Written exercise
Word for word, print each line of the listing below; pictures stay out.

Data provided

····················

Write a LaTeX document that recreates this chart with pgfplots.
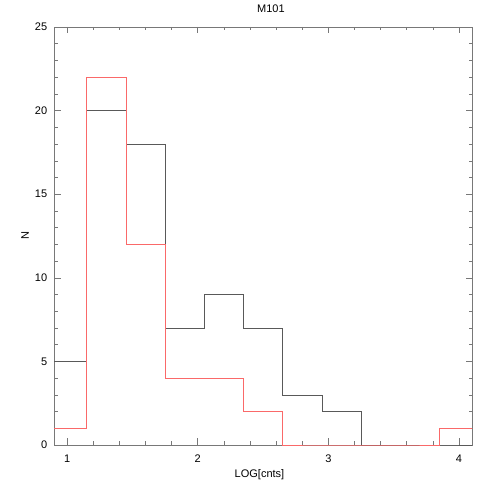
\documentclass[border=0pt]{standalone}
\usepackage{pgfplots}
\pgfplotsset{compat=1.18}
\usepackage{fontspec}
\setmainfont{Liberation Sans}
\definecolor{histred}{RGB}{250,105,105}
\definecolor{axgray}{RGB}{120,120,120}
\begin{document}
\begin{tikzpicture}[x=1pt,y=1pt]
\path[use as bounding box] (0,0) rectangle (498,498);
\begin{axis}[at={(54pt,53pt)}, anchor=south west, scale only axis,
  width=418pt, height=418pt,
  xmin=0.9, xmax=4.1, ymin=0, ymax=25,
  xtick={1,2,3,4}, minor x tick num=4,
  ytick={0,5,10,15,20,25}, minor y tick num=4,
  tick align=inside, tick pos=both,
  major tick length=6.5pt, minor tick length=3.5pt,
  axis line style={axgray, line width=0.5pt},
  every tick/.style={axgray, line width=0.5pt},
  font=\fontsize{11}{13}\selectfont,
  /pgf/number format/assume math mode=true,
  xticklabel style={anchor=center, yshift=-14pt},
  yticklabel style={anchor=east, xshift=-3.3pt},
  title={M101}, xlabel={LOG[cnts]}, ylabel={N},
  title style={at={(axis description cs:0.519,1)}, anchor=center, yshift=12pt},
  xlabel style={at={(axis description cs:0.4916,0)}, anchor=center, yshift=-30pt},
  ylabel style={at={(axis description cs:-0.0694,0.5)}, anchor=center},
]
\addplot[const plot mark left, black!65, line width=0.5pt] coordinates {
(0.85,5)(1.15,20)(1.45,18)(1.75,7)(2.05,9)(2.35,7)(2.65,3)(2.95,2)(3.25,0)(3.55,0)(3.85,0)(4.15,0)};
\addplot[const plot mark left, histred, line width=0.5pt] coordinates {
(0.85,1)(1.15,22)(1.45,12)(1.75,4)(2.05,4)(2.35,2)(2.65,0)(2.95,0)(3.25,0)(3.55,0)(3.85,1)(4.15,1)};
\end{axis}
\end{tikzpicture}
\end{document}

····················

The answer
Write a LaTeX document that recreates this chart with pgfplots.
\documentclass[border=0pt]{standalone}
\usepackage{pgfplots}
\pgfplotsset{compat=1.18}
\usepackage{fontspec}
\setmainfont{Liberation Sans}
\definecolor{histred}{RGB}{250,105,105}
\definecolor{axgray}{RGB}{120,120,120}
\begin{document}
\begin{tikzpicture}[x=1pt,y=1pt]
\path[use as bounding box] (0,0) rectangle (498,498);
\begin{axis}[at={(54pt,53pt)}, anchor=south west, scale only axis,
  width=418pt, height=418pt,
  xmin=0.9, xmax=4.1, ymin=0, ymax=25,
  xtick={1,2,3,4}, minor x tick num=4,
  ytick={0,5,10,15,20,25}, minor y tick num=4,
  tick align=inside, tick pos=both,
  major tick length=6.5pt, minor tick length=3.5pt,
  axis line style={axgray, line width=0.5pt},
  every tick/.style={axgray, line width=0.5pt},
  font=\fontsize{11}{13}\selectfont,
  /pgf/number format/assume math mode=true,
  xticklabel style={anchor=center, yshift=-14pt},
  yticklabel style={anchor=east, xshift=-3.3pt},
  title={M101}, xlabel={LOG[cnts]}, ylabel={N},
  title style={at={(axis description cs:0.519,1)}, anchor=center, yshift=12pt},
  xlabel style={at={(axis description cs:0.4916,0)}, anchor=center, yshift=-30pt},
  ylabel style={at={(axis description cs:-0.0694,0.5)}, anchor=center},
]
\addplot[const plot mark left, black!65, line width=0.5pt] coordinates {
(0.85,5)(1.15,20)(1.45,18)(1.75,7)(2.05,9)(2.35,7)(2.65,3)(2.95,2)(3.25,0)(3.55,0)(3.85,0)(4.15,0)};
\addplot[const plot mark left, histred, line width=0.5pt] coordinates {
(0.85,1)(1.15,22)(1.45,12)(1.75,4)(2.05,4)(2.35,2)(2.65,0)(2.95,0)(3.25,0)(3.55,0)(3.85,1)(4.15,1)};
\end{axis}
\end{tikzpicture}
\end{document}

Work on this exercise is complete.